Cache me if you can

We spent this morning geocaching in a nearby town.

“Geo-whatting?” did you ask?

Geocaching. It was first described to me as an online treasure hunt  but that isn’t accurate. It’s true that can find a list of caches online on the official Geocaching website but there’s much more to it than that.

Sign up for free (there is a premium membership as well if you want to pay for that but you definitely don’t have to). Then download GPS coordinates for the caches you want to find.

And go out and find them.

So rather than an online treasure hunt, it’s a real world treasure hunt.

Sounds easy, right? Well, sometimes it is and sometimes it isn’t. Caches range in size, terrain and difficulty.

Once you find one, there is usually a log to sign. There may be small items left by other cachers for exchange. We leave a dinosaur sticker but rarely take anything.

And don’t forget to complete the online log as well.

There might also be “trackables” that can be moved from cache to cache and their movements are logged online.

Don’t be discouraged if it sounds a bit confusing. Sign up, find one near you and have a go.

We also use a smartphone app, c:geo, which is free to download and will find caches and and act as a GPS too. Then you can log your find on the app, or wait til you get home to your computer.

One of the things that we really like is that it takes us to places and bits of history and information that we might not have found otherwise.

Even in our local area we learn something each time we go. Today we were led to this memorial to underground miners who were killed at work.


And to this mining machinery display at the Blackwater International Coal Centre. We didn’t find the cache here. We’ll have to go back.


Are you already a geocacher? What’s your favourite find? Mine is a cleverly hidden one within walking distance of home. It took us 3 goes to find it.

Not signed up yet? Give it a try and let me know how you go. And “cache” us if you can. We have 42 finds logged so far.

Only several million to go!



6 thoughts on “Cache me if you can

  1. Pingback: Treasure hunt, hidden clues, let’s go geocaching! | Third Time Lucky!

  2. I love geocaching and I love how it combines with my other great interest of being outdoors. But my favourite ever caches were a series of six by a Hong Kong genius cacher themed on the five senses, (plus geosense as the sixth in the set). The guy had made fortune cookies with the final coordinated hidden on the paper inside (taste), hidden a box of mystery scents (smell), rigged up a two-person-required touch-triggered vibration system (touch), installed a fake CCTV camera with a small screen (sight), and somehow got a radio broadcast constantly broadcasting in a specific area (sound). I solved them over three visits and felt giddy with childish amazement at the skill and time put into creating them.

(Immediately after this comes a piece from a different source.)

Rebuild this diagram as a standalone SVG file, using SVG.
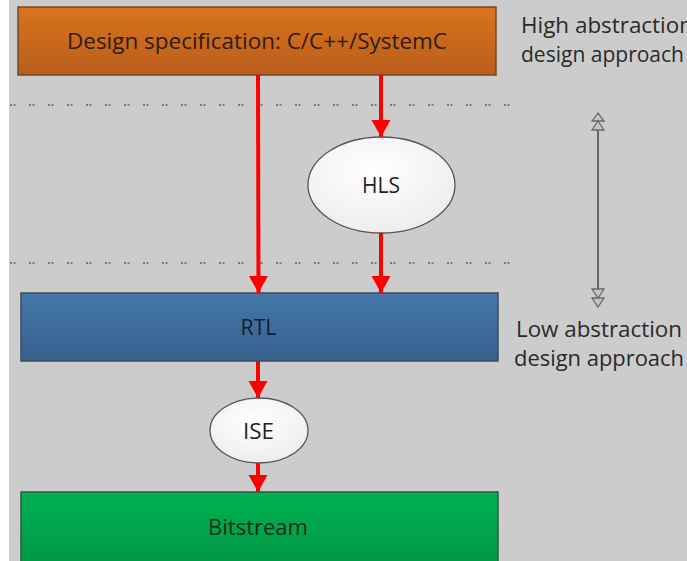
<svg xmlns="http://www.w3.org/2000/svg" width="687" height="561" viewBox="0 0 687 561">
  <defs>
    <linearGradient id="gOrange" x1="0" y1="0" x2="0" y2="1">
      <stop offset="0" stop-color="#d9731f"/>
      <stop offset="1" stop-color="#b95e1a"/>
    </linearGradient>
    <linearGradient id="gBlue" x1="0" y1="0" x2="0" y2="1">
      <stop offset="0" stop-color="#4577aa"/>
      <stop offset="1" stop-color="#365f8b"/>
    </linearGradient>
    <linearGradient id="gGreen" x1="0" y1="0" x2="0" y2="1">
      <stop offset="0" stop-color="#00b152"/>
      <stop offset="1" stop-color="#009546"/>
    </linearGradient>
    <radialGradient id="gWhite" cx="0.45" cy="0.35" r="0.7">
      <stop offset="0" stop-color="#ffffff"/>
      <stop offset="1" stop-color="#ececec"/>
    </radialGradient>
    <marker id="redHead" markerUnits="userSpaceOnUse" markerWidth="20" markerHeight="20" refX="17" refY="9.5" orient="auto">
      <path d="M0,0 L17,9.5 L0,19 Z" fill="#ff0000"/>
    </marker>
    <style>
      .lbl { font-family: "Open Sans", "Noto Sans", sans-serif; font-size: 22px; fill: #222; text-anchor: middle; }
      .side { font-family: "Open Sans", "Noto Sans", sans-serif; font-size: 22px; fill: #2a2a2a; }
      .red { stroke: #ff0000; stroke-width: 4; fill: none; marker-end: url(#redHead); }
      .dots { stroke: #7a7a7a; stroke-width: 2; stroke-dasharray: 2 1.5 2 13.5; fill: none; }
      .ell { fill: url(#gWhite); stroke: #555; stroke-width: 1.3; }
      .tri { fill: #c4c4c4; stroke: #6a6a6a; stroke-width: 1.3; }
    </style>
  </defs>

  <rect x="0" y="0" width="687" height="561" fill="#ffffff"/>
  <rect x="9" y="0" width="678" height="561" fill="#cccccc"/>

  <!-- separator dotted lines -->
  <path class="dots" d="M10,105 L512,105"/>
  <path class="dots" d="M10,263 L512,263"/>

  <g id="spec">
    <rect x="18" y="7" width="478" height="68" fill="url(#gOrange)" stroke="#6e4a2a" stroke-width="1.5"/>
    <text class="lbl" x="257" y="49" textLength="380" lengthAdjust="spacingAndGlyphs" style="fill:#2e1c0c">Design specification: C/C++/SystemC</text>
  </g>

  <g id="hls">
    <ellipse class="ell" cx="381.5" cy="185" rx="73.5" ry="48"/>
    <text class="lbl" x="381" y="193" textLength="38" lengthAdjust="spacingAndGlyphs">HLS</text>
  </g>

  <g id="rtl">
    <rect x="21" y="293" width="477" height="68" fill="url(#gBlue)" stroke="#3d4d5e" stroke-width="1.5"/>
    <text class="lbl" x="258.5" y="335" textLength="36" lengthAdjust="spacingAndGlyphs" style="fill:#0f1e30">RTL</text>
  </g>

  <g id="ise">
    <ellipse class="ell" cx="259" cy="430.5" rx="49" ry="32.5"/>
    <text class="lbl" x="258.5" y="439" textLength="31" lengthAdjust="spacingAndGlyphs">ISE</text>
  </g>

  <g id="bitstream">
    <rect x="21" y="492" width="477" height="80" fill="url(#gGreen)" stroke="#2e5a3e" stroke-width="1.5"/>
    <text class="lbl" x="258" y="535" textLength="100" lengthAdjust="spacingAndGlyphs" style="fill:#0a2e14">Bitstream</text>
  </g>

  <g id="high-label">
    <text class="side" x="521" y="33" textLength="172" lengthAdjust="spacingAndGlyphs">High abstraction</text>
    <text class="side" x="521" y="62" textLength="163" lengthAdjust="spacingAndGlyphs">design approach</text>
  </g>

  <g id="low-label">
    <text class="side" x="516" y="337" textLength="166" lengthAdjust="spacingAndGlyphs">Low abstraction</text>
    <text class="side" x="514" y="366" textLength="170" lengthAdjust="spacingAndGlyphs">design approach</text>
  </g>

  <g id="connectors">
    <path class="red" d="M258,75 L258.5,293"/>
    <path class="red" d="M381,75 L381,137"/>
    <path class="red" d="M381,233 L381,293"/>
    <path class="red" d="M258,361 L258,398"/>
    <path class="red" d="M258,463 L258,492"/>
    <!-- abstraction double arrow -->
    <line x1="598" y1="121" x2="598" y2="298" stroke="#666" stroke-width="2"/>
    <path class="tri" d="M598,113 L604,121 L592,121 Z"/>
    <path class="tri" d="M598,121 L604,130 L592,130 Z"/>
    <path class="tri" d="M592,289 L604,289 L598,298 Z"/>
    <path class="tri" d="M592,298 L604,298 L598,307 Z"/>
  </g>
</svg>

    I’ve recently hidden my first couple, nothing as well-designed as his but hopefully I can aspire to that!

    (If you’re in Hong Kong you can find them using the GC codes: GC57JV2, GC5QGZE, GC5QGZQ, GC5QH01, GC5QH07, GC5XXQ5.)


    • Wow! What an amazing series of caches. No wonder you were excited to solve them. We’ve only been to Hong Kong once and were saying just the other day that we may not have got the best out of it. We’ll definitely have a look at these if we head back that way. Thanks for the tip.